··· SOURCE DATA

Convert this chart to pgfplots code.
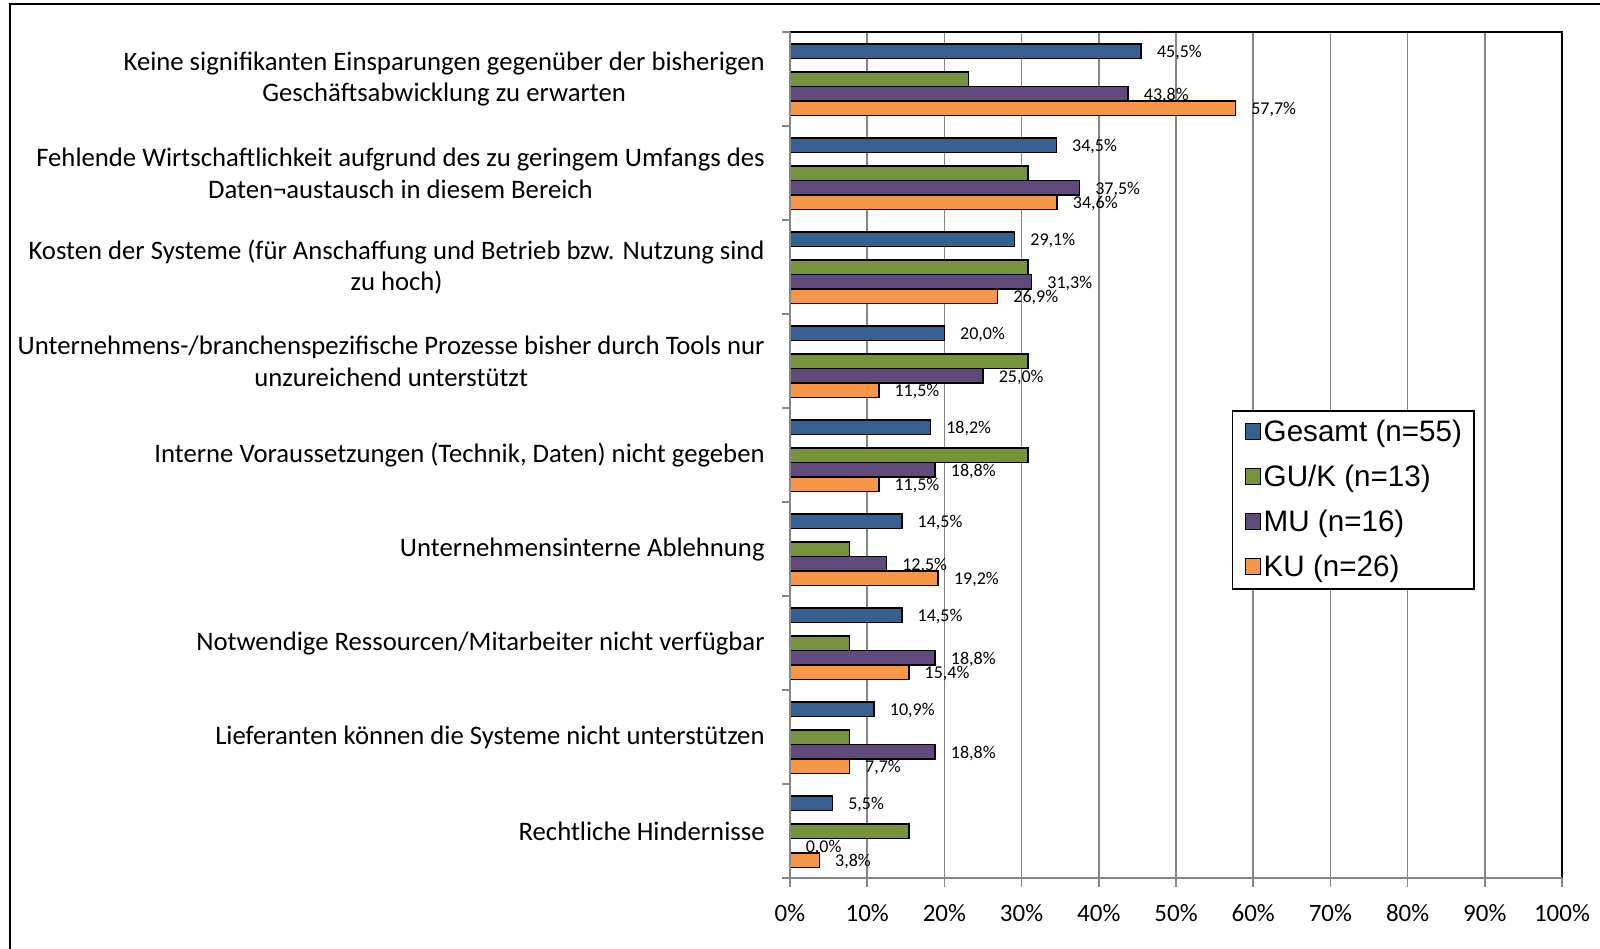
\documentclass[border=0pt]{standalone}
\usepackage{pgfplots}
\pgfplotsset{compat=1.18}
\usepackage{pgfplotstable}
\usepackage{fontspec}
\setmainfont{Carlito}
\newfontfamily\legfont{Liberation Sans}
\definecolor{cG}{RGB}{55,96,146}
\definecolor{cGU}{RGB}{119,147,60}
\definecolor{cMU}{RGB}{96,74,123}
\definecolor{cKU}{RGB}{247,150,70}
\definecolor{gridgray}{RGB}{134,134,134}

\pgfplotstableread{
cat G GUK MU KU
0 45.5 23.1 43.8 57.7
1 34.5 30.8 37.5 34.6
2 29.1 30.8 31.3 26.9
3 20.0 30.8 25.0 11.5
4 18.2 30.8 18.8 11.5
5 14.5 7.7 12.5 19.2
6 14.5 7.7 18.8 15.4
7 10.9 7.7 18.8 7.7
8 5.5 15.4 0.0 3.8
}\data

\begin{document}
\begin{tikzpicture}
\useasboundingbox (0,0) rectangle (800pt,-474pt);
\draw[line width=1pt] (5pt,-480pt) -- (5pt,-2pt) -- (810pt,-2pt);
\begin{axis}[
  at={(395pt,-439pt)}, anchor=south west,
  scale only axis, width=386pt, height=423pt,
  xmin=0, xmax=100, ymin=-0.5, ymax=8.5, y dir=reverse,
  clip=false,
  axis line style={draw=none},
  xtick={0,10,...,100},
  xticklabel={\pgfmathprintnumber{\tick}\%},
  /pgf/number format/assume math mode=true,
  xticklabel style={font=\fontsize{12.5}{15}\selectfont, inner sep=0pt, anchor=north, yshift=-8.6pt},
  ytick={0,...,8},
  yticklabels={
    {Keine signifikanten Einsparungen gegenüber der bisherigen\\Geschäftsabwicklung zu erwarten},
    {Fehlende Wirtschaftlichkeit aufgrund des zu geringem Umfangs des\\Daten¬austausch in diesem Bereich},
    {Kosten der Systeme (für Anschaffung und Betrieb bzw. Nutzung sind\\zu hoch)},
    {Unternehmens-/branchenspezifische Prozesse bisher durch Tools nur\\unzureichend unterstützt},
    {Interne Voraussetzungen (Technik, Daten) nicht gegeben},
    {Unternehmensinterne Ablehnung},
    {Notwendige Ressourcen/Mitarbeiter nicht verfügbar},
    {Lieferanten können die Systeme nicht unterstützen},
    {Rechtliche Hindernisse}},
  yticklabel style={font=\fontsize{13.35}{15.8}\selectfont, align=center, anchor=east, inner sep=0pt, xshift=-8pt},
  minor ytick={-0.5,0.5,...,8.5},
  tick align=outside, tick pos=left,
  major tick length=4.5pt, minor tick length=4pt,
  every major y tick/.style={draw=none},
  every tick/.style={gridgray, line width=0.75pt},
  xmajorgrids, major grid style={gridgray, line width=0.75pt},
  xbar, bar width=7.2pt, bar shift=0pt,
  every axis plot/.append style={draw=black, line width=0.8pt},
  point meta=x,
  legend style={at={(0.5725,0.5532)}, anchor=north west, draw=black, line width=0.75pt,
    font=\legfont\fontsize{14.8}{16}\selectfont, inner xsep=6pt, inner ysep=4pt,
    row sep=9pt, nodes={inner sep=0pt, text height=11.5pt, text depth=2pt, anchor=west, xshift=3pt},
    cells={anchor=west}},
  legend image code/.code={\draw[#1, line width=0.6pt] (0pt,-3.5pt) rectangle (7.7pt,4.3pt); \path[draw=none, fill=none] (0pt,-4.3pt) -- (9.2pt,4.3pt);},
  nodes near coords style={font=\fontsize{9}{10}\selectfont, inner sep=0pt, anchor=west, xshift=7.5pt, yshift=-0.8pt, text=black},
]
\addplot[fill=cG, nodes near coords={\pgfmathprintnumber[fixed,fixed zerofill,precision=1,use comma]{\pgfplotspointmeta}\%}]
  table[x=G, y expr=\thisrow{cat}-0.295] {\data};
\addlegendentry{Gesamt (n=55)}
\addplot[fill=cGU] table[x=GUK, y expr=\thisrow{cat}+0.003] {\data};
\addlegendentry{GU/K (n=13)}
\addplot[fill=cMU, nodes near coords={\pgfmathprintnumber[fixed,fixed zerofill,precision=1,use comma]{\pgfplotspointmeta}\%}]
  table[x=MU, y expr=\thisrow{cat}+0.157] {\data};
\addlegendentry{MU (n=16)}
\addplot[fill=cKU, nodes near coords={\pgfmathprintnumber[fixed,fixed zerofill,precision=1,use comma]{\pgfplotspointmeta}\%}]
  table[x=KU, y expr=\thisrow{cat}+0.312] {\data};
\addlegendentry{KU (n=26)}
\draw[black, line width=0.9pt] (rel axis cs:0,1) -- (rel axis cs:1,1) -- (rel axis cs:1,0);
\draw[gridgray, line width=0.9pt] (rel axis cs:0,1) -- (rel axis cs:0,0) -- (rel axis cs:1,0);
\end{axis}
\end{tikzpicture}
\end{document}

······

* WORK INSTRUCTIONS
Say how many lines contain the string "code", giving nothing but the count.

* EXERCISE SOLUTION
2